begin Data

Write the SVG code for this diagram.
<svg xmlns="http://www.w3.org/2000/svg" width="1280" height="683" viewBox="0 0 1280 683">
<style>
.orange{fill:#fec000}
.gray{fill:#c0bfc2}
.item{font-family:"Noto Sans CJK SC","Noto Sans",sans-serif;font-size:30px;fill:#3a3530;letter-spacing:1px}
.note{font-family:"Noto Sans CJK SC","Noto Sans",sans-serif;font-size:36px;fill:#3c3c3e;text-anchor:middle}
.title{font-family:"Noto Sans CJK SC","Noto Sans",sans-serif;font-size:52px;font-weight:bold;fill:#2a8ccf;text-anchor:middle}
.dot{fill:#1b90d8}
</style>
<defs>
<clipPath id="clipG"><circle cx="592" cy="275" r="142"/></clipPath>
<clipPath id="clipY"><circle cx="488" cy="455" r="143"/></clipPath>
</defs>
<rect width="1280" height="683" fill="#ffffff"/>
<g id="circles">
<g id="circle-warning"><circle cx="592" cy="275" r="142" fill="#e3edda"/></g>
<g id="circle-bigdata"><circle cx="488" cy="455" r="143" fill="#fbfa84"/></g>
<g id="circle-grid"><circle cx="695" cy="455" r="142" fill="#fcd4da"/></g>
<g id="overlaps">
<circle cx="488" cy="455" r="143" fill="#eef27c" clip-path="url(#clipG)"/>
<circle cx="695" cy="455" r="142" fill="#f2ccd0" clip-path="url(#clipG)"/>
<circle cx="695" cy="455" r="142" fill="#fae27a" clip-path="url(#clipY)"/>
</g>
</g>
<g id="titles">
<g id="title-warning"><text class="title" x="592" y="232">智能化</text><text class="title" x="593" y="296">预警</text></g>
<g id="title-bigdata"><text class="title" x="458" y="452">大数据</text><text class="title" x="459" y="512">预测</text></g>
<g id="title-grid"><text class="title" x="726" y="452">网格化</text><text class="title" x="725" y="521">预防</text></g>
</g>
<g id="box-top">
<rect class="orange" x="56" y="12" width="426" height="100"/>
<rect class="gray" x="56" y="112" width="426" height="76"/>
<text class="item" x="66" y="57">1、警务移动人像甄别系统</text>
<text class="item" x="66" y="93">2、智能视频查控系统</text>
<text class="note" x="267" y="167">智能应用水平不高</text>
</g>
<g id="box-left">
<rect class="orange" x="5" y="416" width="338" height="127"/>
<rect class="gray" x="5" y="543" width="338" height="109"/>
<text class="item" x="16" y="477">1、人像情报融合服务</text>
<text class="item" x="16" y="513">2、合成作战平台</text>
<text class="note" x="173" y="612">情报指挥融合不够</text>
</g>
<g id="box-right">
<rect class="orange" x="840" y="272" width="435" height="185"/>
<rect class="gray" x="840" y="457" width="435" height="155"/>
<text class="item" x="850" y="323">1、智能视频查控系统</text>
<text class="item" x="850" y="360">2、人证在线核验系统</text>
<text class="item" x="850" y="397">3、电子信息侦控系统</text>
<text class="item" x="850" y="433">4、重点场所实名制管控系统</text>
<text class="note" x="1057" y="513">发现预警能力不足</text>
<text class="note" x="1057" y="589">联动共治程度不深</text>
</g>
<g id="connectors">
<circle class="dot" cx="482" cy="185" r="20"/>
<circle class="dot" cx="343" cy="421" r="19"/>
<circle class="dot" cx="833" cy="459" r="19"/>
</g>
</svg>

end Data

Work to be completed → Each line above must be reproduced exactly as it stands.

Exercise answer →
Write the SVG code for this diagram.
<svg xmlns="http://www.w3.org/2000/svg" width="1280" height="683" viewBox="0 0 1280 683">
<style>
.orange{fill:#fec000}
.gray{fill:#c0bfc2}
.item{font-family:"Noto Sans CJK SC","Noto Sans",sans-serif;font-size:30px;fill:#3a3530;letter-spacing:1px}
.note{font-family:"Noto Sans CJK SC","Noto Sans",sans-serif;font-size:36px;fill:#3c3c3e;text-anchor:middle}
.title{font-family:"Noto Sans CJK SC","Noto Sans",sans-serif;font-size:52px;font-weight:bold;fill:#2a8ccf;text-anchor:middle}
.dot{fill:#1b90d8}
</style>
<defs>
<clipPath id="clipG"><circle cx="592" cy="275" r="142"/></clipPath>
<clipPath id="clipY"><circle cx="488" cy="455" r="143"/></clipPath>
</defs>
<rect width="1280" height="683" fill="#ffffff"/>
<g id="circles">
<g id="circle-warning"><circle cx="592" cy="275" r="142" fill="#e3edda"/></g>
<g id="circle-bigdata"><circle cx="488" cy="455" r="143" fill="#fbfa84"/></g>
<g id="circle-grid"><circle cx="695" cy="455" r="142" fill="#fcd4da"/></g>
<g id="overlaps">
<circle cx="488" cy="455" r="143" fill="#eef27c" clip-path="url(#clipG)"/>
<circle cx="695" cy="455" r="142" fill="#f2ccd0" clip-path="url(#clipG)"/>
<circle cx="695" cy="455" r="142" fill="#fae27a" clip-path="url(#clipY)"/>
</g>
</g>
<g id="titles">
<g id="title-warning"><text class="title" x="592" y="232">智能化</text><text class="title" x="593" y="296">预警</text></g>
<g id="title-bigdata"><text class="title" x="458" y="452">大数据</text><text class="title" x="459" y="512">预测</text></g>
<g id="title-grid"><text class="title" x="726" y="452">网格化</text><text class="title" x="725" y="521">预防</text></g>
</g>
<g id="box-top">
<rect class="orange" x="56" y="12" width="426" height="100"/>
<rect class="gray" x="56" y="112" width="426" height="76"/>
<text class="item" x="66" y="57">1、警务移动人像甄别系统</text>
<text class="item" x="66" y="93">2、智能视频查控系统</text>
<text class="note" x="267" y="167">智能应用水平不高</text>
</g>
<g id="box-left">
<rect class="orange" x="5" y="416" width="338" height="127"/>
<rect class="gray" x="5" y="543" width="338" height="109"/>
<text class="item" x="16" y="477">1、人像情报融合服务</text>
<text class="item" x="16" y="513">2、合成作战平台</text>
<text class="note" x="173" y="612">情报指挥融合不够</text>
</g>
<g id="box-right">
<rect class="orange" x="840" y="272" width="435" height="185"/>
<rect class="gray" x="840" y="457" width="435" height="155"/>
<text class="item" x="850" y="323">1、智能视频查控系统</text>
<text class="item" x="850" y="360">2、人证在线核验系统</text>
<text class="item" x="850" y="397">3、电子信息侦控系统</text>
<text class="item" x="850" y="433">4、重点场所实名制管控系统</text>
<text class="note" x="1057" y="513">发现预警能力不足</text>
<text class="note" x="1057" y="589">联动共治程度不深</text>
</g>
<g id="connectors">
<circle class="dot" cx="482" cy="185" r="20"/>
<circle class="dot" cx="343" cy="421" r="19"/>
<circle class="dot" cx="833" cy="459" r="19"/>
</g>
</svg>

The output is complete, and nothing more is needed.